"The Artificial Nigger" is a short story by Flannery O'Connor. It was published in 1955 in her short story collection A Good Man Is Hard to Find. The title refers to statues popular in the Jim Crow-era Southern United States, depicting grotesque minstrelsy characters. Like most of her other works, the story reflects O'Connor's Roman Catholic beliefs and acts as a parable.

Plot summary 
Mr. Head and his orphaned ten-year-old grandson, Nelson, live in the Georgia countryside. Mr Head is taking Nelson to visit Atlanta for the first time since Nelson's birth. Nelson is sure he will enjoy the city, but his grandfather tells him that he is naive, and pokes fun at him during their early-morning train ride into town, when Nelson sees a Black person for the first time.

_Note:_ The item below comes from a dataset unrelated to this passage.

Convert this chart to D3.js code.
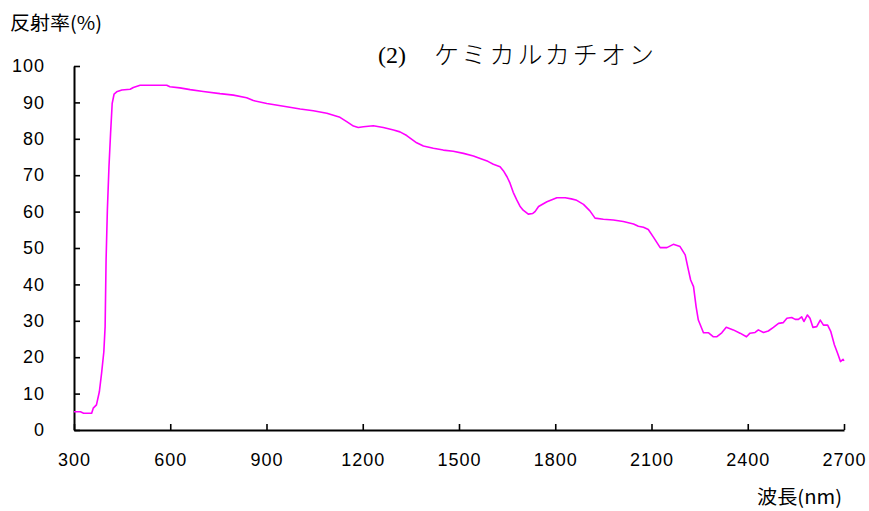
<!DOCTYPE html>
<html>
<head>
<meta charset="utf-8">
<script src="https://cdn.jsdelivr.net/npm/d3@7"></script>
<style>
  body { margin: 0; background: #fff; }
</style>
</head>
<body>
<svg id="chart"></svg>
<script>
// wavelength (nm) and reflectance (%)
var wavelength = [300,320,330,355,360,370,379,386,393,397,400,404,409,414,419,425,433,449,475,485,506,589,599,630,662,703,755,797,838,859,901,963,1005,1046,1088,1129,1150,1171,1186,1202,1233,1264,1296,1316,1337,1368,1389,1420,1451,1482,1514,1545,1566,1590,1607,1628,1640,1650,1659,1669,1680,1690,1700,1716,1730,1737,1748,1774,1805,1831,1850,1867,1888,1908,1924,1950,1981,2012,2044,2059,2075,2090,2106,2127,2148,2168,2189,2205,2215,2222,2231,2239,2246,2262,2278,2293,2303,2319,2333,2355,2376,2396,2407,2423,2433,2449,2464,2480,2496,2511,2522,2537,2548,2558,2568,2575,2586,2594,2603,2615,2626,2636,2649,2659,2670,2680,2689,2697,2700];
var reflectance = [5.0,5.0,4.6,4.6,6.0,6.9,10.5,15.6,21.5,28.4,46.7,60.4,72.3,81.5,89.7,92.3,92.9,93.4,93.6,94.1,94.7,94.7,94.3,94.0,93.5,93.0,92.4,92.0,91.3,90.5,89.7,88.8,88.2,87.7,87.0,85.9,84.7,83.5,83.1,83.3,83.6,83.1,82.4,81.9,80.9,78.9,78.0,77.4,76.9,76.6,76.0,75.3,74.6,73.8,73.0,72.3,71.0,69.5,67.8,65.3,63.2,61.5,60.4,59.3,59.5,60.0,61.4,62.7,63.8,63.8,63.5,63.1,62.0,60.2,58.2,57.9,57.7,57.3,56.6,56.0,55.7,55.1,53.0,50.1,50.1,51.0,50.4,48.1,44.0,41.2,39.4,33.9,30.2,26.7,26.7,25.6,25.6,26.7,28.2,27.5,26.6,25.6,26.6,26.8,27.5,26.8,27.2,28.2,29.3,29.5,30.7,30.9,30.4,30.4,31.1,29.8,31.6,30.7,28.2,28.4,30.2,28.8,28.8,27.0,23.4,21.1,18.8,19.4,19.0];
var xTicks = [300,600,900,1200,1500,1800,2100,2400,2700];
var yTicks = [0,10,20,30,40,50,60,70,80,90,100];
var title = "ケミカルカチオン";

var width = 869, height = 511;
var svg = d3.select("#chart")
    .attr("width", width)
    .attr("height", height);

var x = d3.scaleLinear().domain([300, 2700]).range([74, 844]);
var y = d3.scaleLinear().domain([0, 100]).range([430, 66]);

var data = wavelength.map(function(w, i) { return [w, reflectance[i]]; });

function styleAxis(g) {
  g.select(".domain").attr("stroke-width", 2);
  g.selectAll(".tick line").attr("stroke-width", 1.6);
  g.selectAll("text").attr("font-size", 18).attr("fill", "#000")
    .attr("letter-spacing", 1).attr("font-family", "Liberation Sans");
}

svg.append("g")
    .attr("transform", "translate(74,0)")
    .call(d3.axisLeft(y).tickValues(yTicks).tickSizeInner(-6).tickSizeOuter(0).tickPadding(29))
    .call(styleAxis);

svg.append("g")
    .attr("transform", "translate(0,430)")
    .call(d3.axisBottom(x).tickValues(xTicks).tickFormat(d3.format("d"))
      .tickSizeInner(-6).tickSizeOuter(0).tickPadding(23))
    .call(styleAxis);

var line = d3.line()
    .x(function(d) { return x(d[0]); })
    .y(function(d) { return y(d[1]); });

svg.append("path")
    .datum(data)
    .attr("d", line)
    .attr("fill", "none")
    .attr("stroke", "#ff00ff")
    .attr("stroke-width", 1.6)
    .attr("stroke-linejoin", "round");

// axis titles
svg.append("text")
    .attr("x", 10)
    .attr("y", 30)
    .attr("font-family", "Noto Sans CJK JP")
    .attr("font-size", 19)
    .attr("textLength", 92)
    .attr("lengthAdjust", "spacingAndGlyphs")
    .text("反射率(%)");

svg.append("text")
    .attr("x", 757)
    .attr("y", 504)
    .attr("font-family", "Noto Sans CJK JP")
    .attr("font-size", 19)
    .attr("textLength", 85)
    .attr("lengthAdjust", "spacingAndGlyphs")
    .text("波長(nm)");

// chart title
svg.append("text")
    .attr("x", 378)
    .attr("y", 63)
    .attr("font-family", "Liberation Serif")
    .attr("font-size", 24)
    .text("(2)");

svg.append("text")
    .attr("x", 434)
    .attr("y", 64)
    .attr("font-family", "Noto Sans CJK JP")
    .attr("font-weight", 300)
    .attr("font-size", 25)
    .attr("textLength", 220)
    .attr("lengthAdjust", "spacing")
    .text(title);
</script>
</body>
</html>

After seeing some impressive buildings and shops, Mr. Head shows Nelson the less-impressive side of the city; Nelson claims that they lead to Hell. They get lost, and walk through a predominantly Black section of town. Not wanting to ask anyone there for directions, Mr. Head finally acquiesces to Nelson's requests and allows the boy to ask a Black woman for directions. She suggests they take the street car back to the train station, but they do not know how to get on it.  The situation is embarrassing for both Nelson and his grandfather.

They continue walking, but remain lost. Taking a short rest, Nelson falls asleep.  When he wakes up, he has lost sight of his grandfather. Panicking, he races down the street and runs into an older woman, knocking her down. When the gathering crowd demands to know who is responsible for the boy, Mr. Head denies knowing him. Nelson feels betrayed and loses respect for the grandfather.

Eventually, they end up in a wealthy suburb, which seems strangely deserted.  Finally, they encounter a man walking his dogs, who points them to the nearest train station. Along the way there, they pass a plaster cast of a Black figure with a watermelon adorning a lawn fence from which the story gets its title. Mr. Head says "They ain't got enough real ones here. They got to have an artificial one." As they stand together gaping at the "Artificial Nigger," both man and boy experience a redemptive epiphany as they simultaneously recognize in the figurine a symbol of human suffering and the imputed mercy that comes from such suffering. The story ends with them leaving the city and, after getting off the train, standing at their whistle stop in a mild state of shock. Mr. Head experiences again this mysterious divine mercy, which "covered his pride like a flame and consumed it", and Nelson says, "I'm glad I've went once, but I'll never go back again!"